Appellant's argument that trial counsel was ineffective at the penalty phase must similarly fail. It must be noted from the outset that trial counsel secured a jury recommendation of life. Appellant alleges here that this recommendation can only be attributed to the fact that trial counsel "finally" introduced Hall's prior conviction for murdering another inmate. This is a totally speculative contention. As previously discussed, Hall's reputation for violence and his threats against appellant were before the jury during the guilt phase. It is equally possible that the jury's recommendation of life was based on trial counsel's persuasive plea to the jury for mercy, or on the less palatable, but equally possible assessment by the jury that appellant deserved some "break" for ridding the world of the likes of Michael Hall. In short, we cannot know, and will not speculate on, what prompted the jury's decision. It may have been a combination of all of these or other factors. What is clear however, is that the jury's recommendation cannot be alleged to have been produced by counsel's ineffectiveness.
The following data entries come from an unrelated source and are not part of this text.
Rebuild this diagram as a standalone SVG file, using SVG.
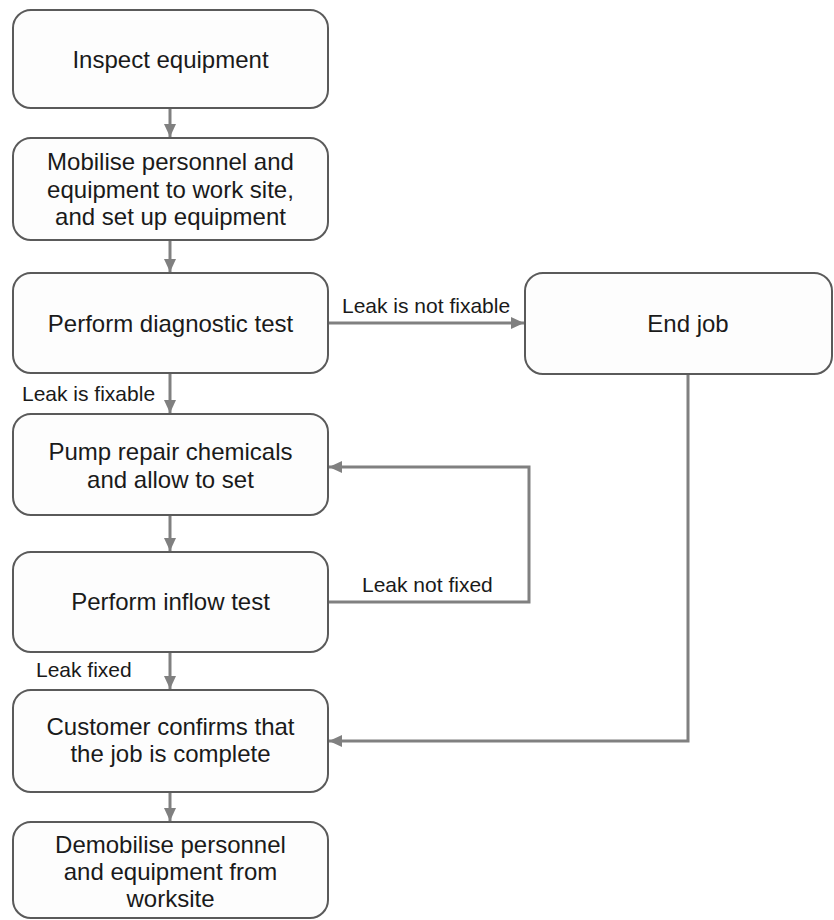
<svg xmlns="http://www.w3.org/2000/svg" width="834" height="920" viewBox="0 0 834 920">
<style>
.box{fill:#fdfdfd;stroke:#5a5a5a;stroke-width:2}
.t{font-family:"Liberation Sans",Arial,sans-serif;font-size:24px;fill:#1a1a1a;text-anchor:middle}
.lbl{font-family:"Liberation Sans",Arial,sans-serif;font-size:21px;fill:#1a1a1a}
.c{fill:none;stroke:#808080;stroke-width:3}
</style>
<defs>
<marker id="ah" markerUnits="userSpaceOnUse" markerWidth="14" markerHeight="14" refX="13" refY="7" orient="auto" viewBox="0 0 14 14">
<path d="M0,1 L13,7 L0,13 Z" fill="#808080"/>
</marker>
</defs>
<rect width="834" height="920" fill="#ffffff"/>
<g id="connectors">
<line class="c" x1="170" y1="108" x2="170" y2="137" marker-end="url(#ah)"/>
<line class="c" x1="170" y1="240" x2="170" y2="272" marker-end="url(#ah)"/>
<line class="c" x1="327" y1="323" x2="524" y2="323" marker-end="url(#ah)"/>
<line class="c" x1="170" y1="373" x2="170" y2="413" marker-end="url(#ah)"/>
<line class="c" x1="170" y1="515" x2="170" y2="551" marker-end="url(#ah)"/>
<polyline class="c" points="328,602 529,602 529,467 329,467" marker-end="url(#ah)"/>
<line class="c" x1="170" y1="652" x2="170" y2="689" marker-end="url(#ah)"/>
<polyline class="c" points="688,374 688,741 329,741" marker-end="url(#ah)"/>
<line class="c" x1="170" y1="792" x2="170" y2="821" marker-end="url(#ah)"/>
<text class="lbl" x="342" y="313">Leak is not fixable</text>
<text class="lbl" x="22" y="401">Leak is fixable</text>
<text class="lbl" x="362" y="592">Leak not fixed</text>
<text class="lbl" x="36" y="677">Leak fixed</text>
</g>
<g id="n1">
<rect class="box" x="13" y="10" width="315" height="98" rx="18"/>
<text class="t" x="170.5" y="68">Inspect equipment</text>
</g>
<g id="n2">
<rect class="box" x="13" y="138" width="315" height="102" rx="18"/>
<text class="t" x="170.5" y="170">Mobilise personnel and</text>
<text class="t" x="170.5" y="197.5">equipment to work site,</text>
<text class="t" x="170.5" y="225">and set up equipment</text>
</g>
<g id="n3">
<rect class="box" x="13" y="273" width="315" height="100" rx="18"/>
<text class="t" x="170.5" y="332">Perform diagnostic test</text>
</g>
<g id="n4">
<rect class="box" x="525" y="273" width="307" height="101" rx="18"/>
<text class="t" x="688" y="332">End job</text>
</g>
<g id="n5">
<rect class="box" x="13" y="414" width="315" height="101" rx="18"/>
<text class="t" x="170.5" y="460">Pump repair chemicals</text>
<text class="t" x="170.5" y="488">and allow to set</text>
</g>
<g id="n6">
<rect class="box" x="13" y="552" width="315" height="100" rx="18"/>
<text class="t" x="170.5" y="610">Perform inflow test</text>
</g>
<g id="n7">
<rect class="box" x="13" y="690" width="315" height="102" rx="18"/>
<text class="t" x="170.5" y="735">Customer confirms that</text>
<text class="t" x="170.5" y="762">the job is complete</text>
</g>
<g id="n8">
<rect class="box" x="13" y="822" width="315" height="96" rx="18"/>
<text class="t" x="170.5" y="853">Demobilise personnel</text>
<text class="t" x="170.5" y="880">and equipment from</text>
<text class="t" x="170.5" y="907">worksite</text>
</g>
</svg>
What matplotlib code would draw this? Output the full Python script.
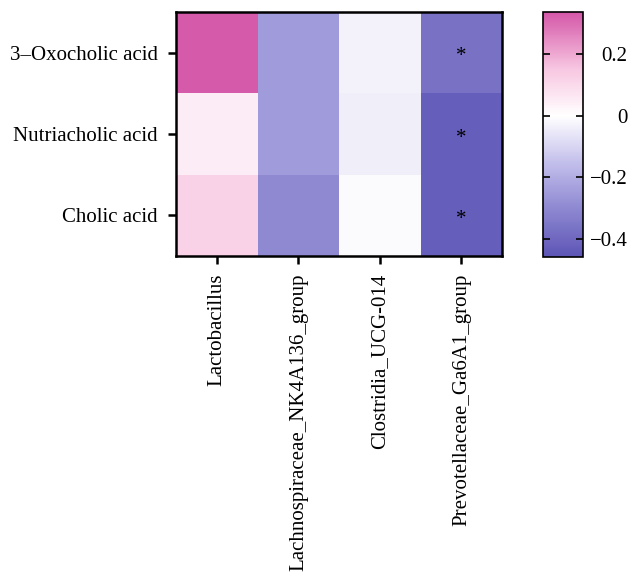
import numpy as np
import matplotlib
matplotlib.use("Agg")
import matplotlib.pyplot as plt
from matplotlib.colors import LinearSegmentedColormap, Normalize

plt.rcParams['font.family'] = ['Liberation Serif', 'DejaVu Serif']

acids = ["3\u2013Oxocholic acid", "Nutriacholic acid", "Cholic acid"]
genera = ["Lactobacillus", "Lachnospiraceae_NK4A136_group",
          "Clostridia_UCG-014", "Prevotellaceae_Ga6A1_group"]
corr = np.array([
    [0.33, -0.25, -0.03, -0.37],
    [0.05, -0.25, -0.04, -0.43],
    [0.12, -0.30, -0.01, -0.43],
])
signif = np.array([
    [False, False, False, True],
    [False, False, False, True],
    [False, False, False, True],
])
vmin, vmax = -0.46, 0.34
cbar_ticks = [0.2, 0, -0.2, -0.4]

# colour stops (value, colour); white sits at zero
stops = [(vmin, "#5d55b5"), (-0.30, "#8f89d2"), (-0.15, "#c4c0ec"),
         (0.0, "#ffffff"), (0.15, "#f8c8e2"), (vmax, "#d456a8")]
cmap = LinearSegmentedColormap.from_list(
    "pw", [((v - vmin) / (vmax - vmin), c) for v, c in stops])
norm = Normalize(vmin=vmin, vmax=vmax)

fig = plt.figure(figsize=(6.31, 5.75), dpi=100)
ax = fig.add_axes([0.279, 0.555, 0.517, 0.424])
cax = fig.add_axes([0.8605, 0.553, 0.0634, 0.427])

im = ax.imshow(corr, cmap=cmap, norm=norm, aspect="auto")
for i in range(corr.shape[0]):
    for j in range(corr.shape[1]):
        if signif[i, j]:
            ax.text(j, i + 0.05, "*", ha="center", va="center", fontsize=15)

ax.set_xticks(range(len(genera)))
ax.set_xticklabels(genera, rotation=90, fontsize=15)
ax.set_yticks(range(len(acids)))
ax.set_yticklabels(acids, fontsize=15)
ax.tick_params(axis="x", length=6, width=1.8, pad=7)
ax.tick_params(axis="y", length=6, width=1.8, pad=7)
for s in ax.spines.values():
    s.set_linewidth(1.8)

cb = fig.colorbar(im, cax=cax)
cb.set_ticks(cbar_ticks)
cb.set_ticklabels(["0.2", "0", "\u22120.2", "\u22120.4"])
cb.ax.tick_params(direction="in", left=True, right=True, length=5, width=1.2,
                  labelsize=15, pad=32)
for lab in cb.ax.get_yticklabels():
    lab.set_horizontalalignment("right")
cb.outline.set_linewidth(1.2)

fig.savefig("out.png", dpi=100)
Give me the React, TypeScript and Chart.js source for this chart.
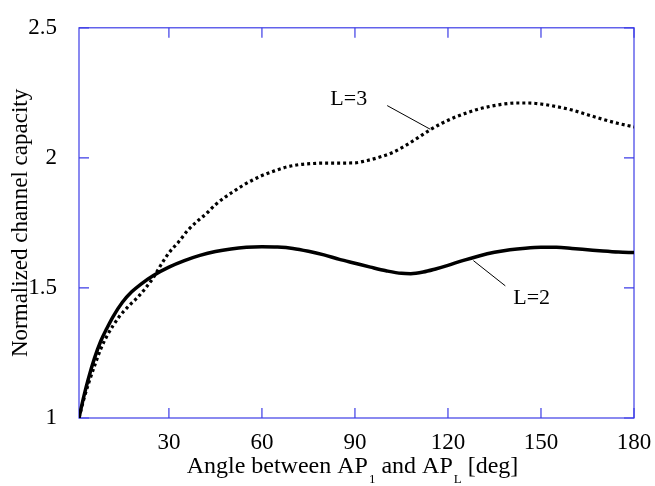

Appellant's expert below contends that had trial counsel introduced more evidence in mitigation, then it would have either persuaded the trial court to follow the *906 jury's recommendation, or it would have forced this Court to disapprove the trial court's override of the jury's recommendation under the applicable standard set forth in Tedder v. State,
It is easy in studied hindsight to conclude that more should have been done. However, under the strictures of Strickland v. Washington, the purpose of the sixth amendment guarantee of assistance of counsel is to ensure the criminal defendants receive a fair trial, one that "will render the trial a reliable adversarial testing process."
Accordingly, the order under review is affirmed.
It is so ordered.
McDONALD, C.J., and ADKINS, BOYD, OVERTON, SHAW and BARKETT, JJ., concur.
NOTES
Notes
[1] Trial counsel had experience in at least forty capital trials from both the defense and prosecutorial sides of a case. Most of these trials, like this one, were held in Bradford County, where Florida State Prison is situated. Trial counsel testified below that his experience with Bradford County juries was that they were extremely familiar with cases involving inmate crimes, and that there exists almost a "defense bias" in such cases, so long as no prison guards were injured. Trial counsel further testified that Bradford County juries were leery of "lawyer games" and were similarly disdainful of attempts to "put the system on trial."
[2] Appellant also urges that these same facts should have been brought out to support the chosen theory of self-defense.
[3] Appellant's expert at the hearing below opined that given the prison's "violent and dangerous" environment, and the knowledge that complaining to prison officials about the psychotic killer Hall would have only increased the danger, appellant lived in such a total, animated fear of Hall so as to make dominating passion the only reasonable defense under the circumstances. Trial counsel's failure to raise ingenious arguments or theories does not render the assistance ineffective. Further, establishing this type of a dominating passion defense would require putting the prison system "on trial," a fact which trial counsel, experienced with Bradford County juries, felt was inherently unsound. We will not "second-guess" such reasonable strategic choices.